C’était fête, hier soir, chez les Xavières de la Côte-Sainte-Catherine! Virginie quitte le pays pour la mère-patrie. Fête n’est sans doute pas le terme juste. Il faudrait dire que nous avons souligné le départ de la nouvelle économe générale. Mais tout avait les allures de la fête. La maison était pleine, des adultes et surtout des jeunes, des enfants.
C’était retour au passé, ces jours-ci, dans ma tête. J’ai rencontré Donald de passage à Montréal. Naguère, nous avons réalisé quelques projets. Dans nos jeunes années! Donc, il y a déjà assez longtemps!… Nous avons parlé de Jules et de Claude qui ont changé leur parcours. Et du même coup, j’ai pensé à Colette et à Gilles. Puis, à Louisiane et à Claude… Et combien d’autres qui faisaient partie du paysage à l’époque.
C’était encore retour au passé quand le journal m’a appris le décès de Paulette que j’ai connue il y a plus de vingt-cinq ans. Elle laisse Pierre, Louise, Mario, Sylvie, et combien de souvenirs du bon temps de mes premiers essais en pastorale.
Retour au passé, nostalgie, souvenirs: les mots du temps _ les maux, peut-être? _ réveillent les émotions, quelques joies, quelques tristesses. Il en est passé des gens dans ma vie. Des milliers. À l’adolescence, à l’époque des compilations, j’avais pensé dresser la liste de toutes les personnes que je connais. Il me manquerait du papier pour le faire aujourd’hui. J’aurais sans doute le disque dur saturé!
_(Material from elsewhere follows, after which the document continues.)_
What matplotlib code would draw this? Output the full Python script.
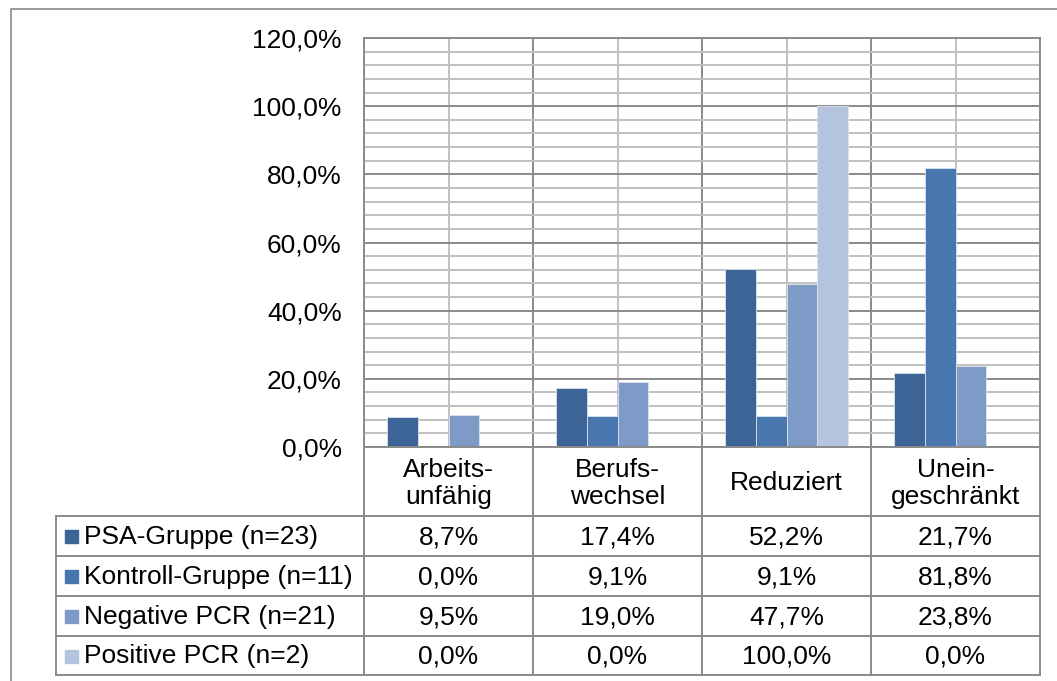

Qu’ont-ils laissé en moi, ces proches, ces amis et ces connaissances, et ces anonymes, ces occasionnels, ces inconnus? Toutes ces personnes ont sculpté ma vie d’une manière ou d’une autre, depuis mon père et ma mère qui ont eu la bonne idée de me donner naissance. Mon histoire est marquée par toutes ces rencontres.
Des proches ont eu beaucoup d’influence sur moi. Mais je suis persuadé que certaines rencontres très éphémères ont laissé des traces. Peut-être même des traces plus profondes que les meilleurs colloques, que les relations les plus intimes. Nous ne sommes pas toujours conscients de l’impact de nos paroles et de nos attitudes. Un mot peut impressionner pour toujours. Un silence peut parler et résonner longtemps avec tout ce qu’il peut vouloir dire et laisser entendre. L’écho ne meurt jamais totalement…
Nous sommes reliés les uns aux autres et, ainsi, nous nous fabriquons mutuellement. Même l’ermite le plus retiré ne peut pas dire qu’il n’a pas eu besoin des autres un jour, ni n’a pas encore besoin d’eux maintenant. L’amour des autres nous rend heureux. Mais l’amour n’est pas la seule source de notre bonheur. La liberté ne germe en moi que si j’ai appris des autres la joie de me sentir libre. Bref, je dois tout aux autres, à tous ces autres qui traversent mon existence de près ou de loin.
Et j’ai dû, je dois, moi aussi, avoir quelque impact sur mes rencontres. Je dois, moi aussi, laisser quelques traces dans les nombreuses vies qui croisent la mienne. Je donne, moi aussi. Et probablement que je transmets beaucoup de richesses que j’ai déjà reçues. Les trésors de l’humanité vont de l’un à l’autre en passant par l’un et l’autre. L’univers est le théâtre d’une immense course à relais. C’est le vieux saint Paul qui disait quelque part: Qu’as-tu que tu ne l’aies reçu?
Virginie rentre chez elle. Donald est retourné dans son patelin. Paulette est décédée. Tout a l’air fini. Mais le fini se multiplie à l’infini. Depuis sa naissance, l’être humain s’étale et l’écho de ses paroles et de ses gestes ne s’éteint jamais. Amis et connaissances, je vous laisse partir car je sais très bien que vous restez!